Courteney Cox starred in one of television's most popular sitcoms and another that became a cult favorite. But she will be the first to tell you that, these days, people haven't exactly been clamoring to get her to do their TV shows.

So when she got her hands on a script for a new TV show, "Shining Vale," about a woman in her 50s trying to rediscover herself, the 57-year-old "Friends" star picked up the phone to pitch the perfect actor for the role: Courteney Cox.

In the horror-comedy Starz series, which premieres Sunday, Cox plays the central figure, Pat Phelps, a former wild child and famous author who is struggling to complete her second novel and grappling with a marriage on the rocks. (Greg Kinnear plays Pat's husband, Terry, and Mira Sorvino plays a ghost who only Pat can see.)

Pat isn't quite sure whether she's depressed, possessed or both. The emotional tenor pushed Cox as an actor in ways she hadn't explored before.

"To play someone who's going through all this emotional stuff gave me so many opportunities," Cox says. "Some of the best acting moments of my whole career came from this show."

Raised in Mountain Brook, Ala., a suburb of Birmingham, it was hard for Cox to fathom a career as an actor. She studied architecture at Mount Vernon College in Washington, D.C., before dropping out and moving to New York, where she worked at a music agency and did some modeling and the occasional commercial spot.

She'd go on to land early roles in "The Love Boat" and "Ace Ventura," but what stands out about that time, she says, is that she didn't know what kind of actor she wanted to be.

"I didn't have the confidence to stretch myself, to push myself," she says. "When I was starting out, I just wanted to get a job. Now, I want to be respected.
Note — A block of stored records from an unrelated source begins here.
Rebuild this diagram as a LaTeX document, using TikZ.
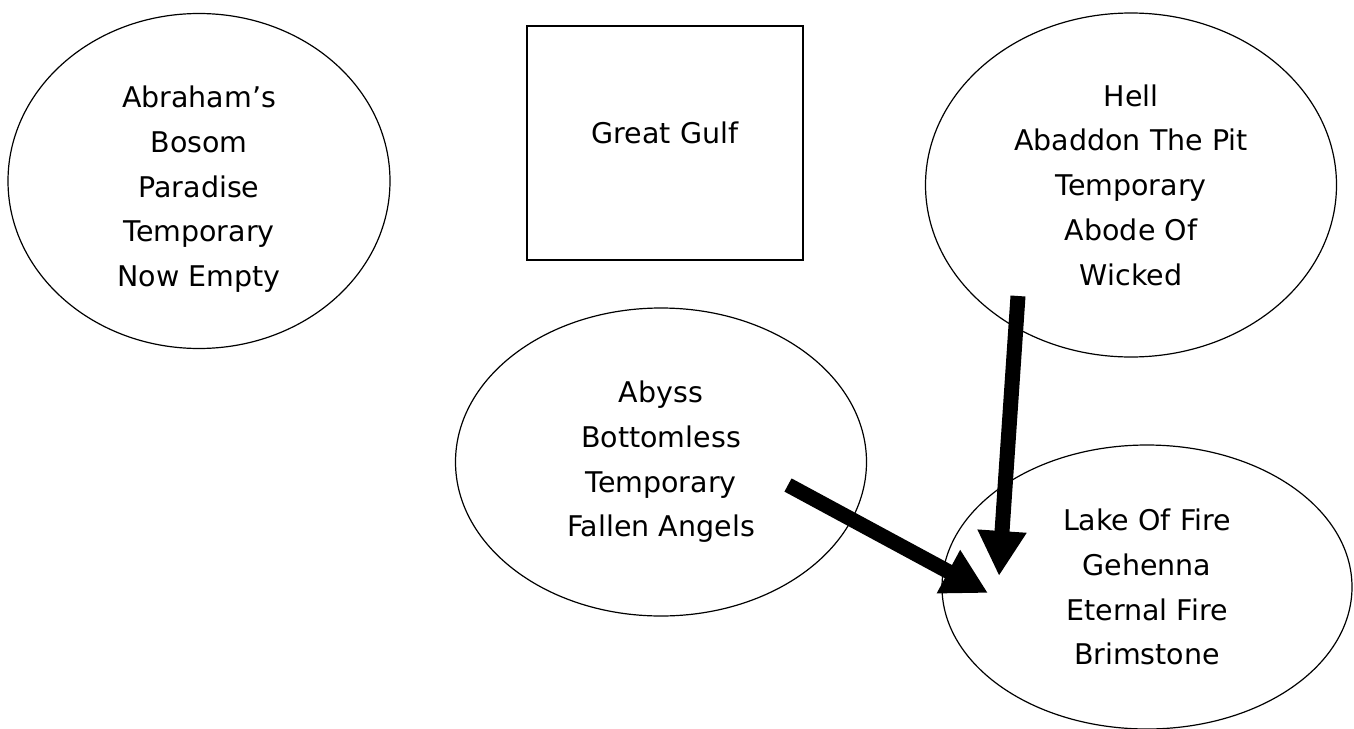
\documentclass[tikz,border=0pt]{standalone}
\usepackage{fontspec}
\setmainfont{DejaVu Sans}
\usetikzlibrary{shapes.geometric,arrows.meta}

\begin{document}
\begin{tikzpicture}[x=1pt,y=-1pt,
    place/.style={ellipse,draw,line width=1.2pt,inner sep=0pt,outer sep=0pt,align=center,
        font=\fontsize{28.5}{44.75}\selectfont},
    gulfbox/.style={rectangle,draw,line width=1.5pt,inner sep=0pt,outer sep=0pt,
        minimum width=276pt,minimum height=234pt},
    bigarrow/.style={line width=15pt,-{Triangle[length=45pt,width=46pt]}}]
    \useasboundingbox (0,0) rectangle (1354,728);

    \node[place,minimum width=382pt,minimum height=335pt] (bosom) at (199,181)
        {\rule{0pt}{38pt}Abraham’s\\Bosom\\Paradise\\Temporary\\Now Empty};
    \node[gulfbox,label={[name=gulftext,yshift=10pt,font=\fontsize{28.5}{44.75}\selectfont]center:Great Gulf}] (gulf) at (665,143) {};
    \node[place,minimum width=411pt,minimum height=344pt] (hell) at (1131,185)
        {Hell\\Abaddon The Pit\\Temporary\\Abode Of\\Wicked};
    \node[place,minimum width=411pt,minimum height=308pt] (abyss) at (661,462)
        {Abyss\\Bottomless\\Temporary\\Fallen Angels};
    \node[place,minimum width=410pt,minimum height=284pt] (lake) at (1147,587)
        {Lake Of Fire\\Gehenna\\Eternal Fire\\Brimstone};

    \coordinate (hellfoot) at (1018,296);
    \coordinate (laketop) at (999,576);
    \coordinate (abyssside) at (788,485);
    \coordinate (lakeside) at (988,593);

    \draw[bigarrow] (hellfoot) -- (laketop);
    \draw[bigarrow] (abyssside) -- (lakeside);
\end{tikzpicture}
\end{document}
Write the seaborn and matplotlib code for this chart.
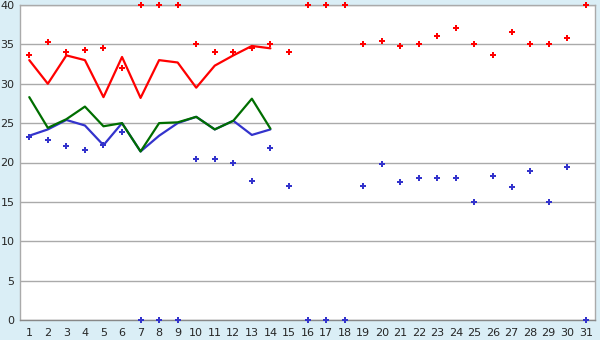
import matplotlib
matplotlib.use("Agg")
import matplotlib.pyplot as plt
import seaborn as sns
import pandas as pd

days = list(range(1, 32))
red_points = [33.7, 35.3, 34.0, 34.3, 34.5, 32.0, 40, 40, 40, 35.0, 34.0, 34.0, 34.5, 35.0, 34.0,
              40, 40, 40, 35.0, 35.4, 34.8, 35.0, 36.1, 37.1, 35.0, 33.6, 36.6, 35.0, 35.0, 35.8, 40]
blue_points = [23.2, 22.8, 22.1, 21.6, 22.2, 23.9, 0, 0, 0, 20.5, 20.5, 20.0, 17.6, 21.9, 17.0,
               0, 0, 0, 17.0, 19.8, 17.5, 18.0, 18.0, 18.0, 15.0, 18.3, 16.9, 18.9, 15.0, 19.4, 0]
line_days = list(range(1, 15))
red_line = [33.0, 30.0, 33.6, 33.0, 28.3, 33.4, 28.2, 33.0, 32.7, 29.5, 32.3, 33.6, 34.8, 34.5]
green_line = [28.3, 24.4, 25.5, 27.1, 24.6, 25.0, 21.4, 25.0, 25.1, 25.8, 24.2, 25.3, 28.1, 24.3]
blue_line = [23.4, 24.2, 25.4, 24.7, 22.2, 25.0, 21.4, 23.4, 25.0, 25.8, 24.2, 25.3, 23.5, 24.2]
y_ticks = [0, 5, 10, 15, 20, 25, 30, 35, 40]

sns.set_style("white")
plt.rcParams['font.family'] = ['DejaVu Sans']

fig = plt.figure(figsize=(6, 3.4), dpi=100)
fig.patch.set_facecolor('#daeef6')
ax = fig.add_axes([20/600, 20/340, 575/600, 315/340])
ax.set_facecolor('white')

pts = pd.DataFrame({'day': days, 'red': red_points, 'blue': blue_points})
lines = pd.DataFrame({'day': line_days, 'red': red_line, 'green': green_line, 'blue': blue_line})

for y in y_ticks:
    ax.axhline(y, color='#aaaaaa', lw=1, zorder=0)

sns.lineplot(data=lines, x='day', y='red', color='#ff0000', lw=1.6, ax=ax, zorder=3)
sns.lineplot(data=lines, x='day', y='blue', color='#3333cc', lw=1.6, ax=ax, zorder=3)
sns.lineplot(data=lines, x='day', y='green', color='#006e00', lw=1.6, ax=ax, zorder=3)
sns.scatterplot(data=pts, x='day', y='red', color='#ff0000', marker='P', s=22, linewidth=0, ax=ax, zorder=4, clip_on=False)
sns.scatterplot(data=pts, x='day', y='blue', color='#3333cc', marker='P', s=22, linewidth=0, ax=ax, zorder=4, clip_on=False)

ax.set_xlim(0.5, 31.5)
ax.set_ylim(0, 40)
ax.set_xticks(days)
ax.set_xticklabels([str(d) for d in days])
ax.set_yticks(y_ticks)
ax.set_yticklabels([str(v) for v in y_ticks])
ax.set_xlabel('')
ax.set_ylabel('')
for s in ['left', 'bottom', 'right', 'top']:
    ax.spines[s].set_color('#aaaaaa')
    ax.spines[s].set_linewidth(1)
ax.spines['bottom'].set_color('#888888')
ax.tick_params(axis='x', direction='out', length=5, width=1, color='black', labelsize=8, pad=1)
ax.tick_params(axis='y', direction='out', length=3, width=1, color='#888888', labelsize=8, pad=1)

fig.savefig('out.png', dpi=100, facecolor=fig.get_facecolor())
And I want to be seen as somebody who has been around for a long time and is challenging themselves ... as opposed to we know her."

Cox has been famous for nearly four decades, after all, garnering attention with her appearance in Bruce Springsteen's 1984 "Dancing in the Dark" music video and a run on "Family Ties" before her career took off with her starring role as uptight chef Monica Geller on "Friends."

Three years after "Friends" ended, she executive-produced and starred in FX's two-season drama "Dirt," where she played the editor-in-chief of a glossy tabloid magazine. She had a longer run as divorced single mother Jules Cobb in "Cougar Town." She starred in all five "Scream" films as cutthroat reporter Gale Weathers. Recently, she executive-produced three seasons of the Facebook Watch docuseries "9 Months With Courteney Cox."

But it's "Shining Vale" that has helped her to find a new excitement. "It's been a while since I acted on this scale," says Cox, who is seeking a certain balance, embracing the legacy of "Friends" without being constrained by it.

"I want to be remembered as Monica," she says. "But I'd also like to have something else. ... I want to make a mark not just as one character but as other characters and other successes. I have a lot more to do. I have a lot more to show."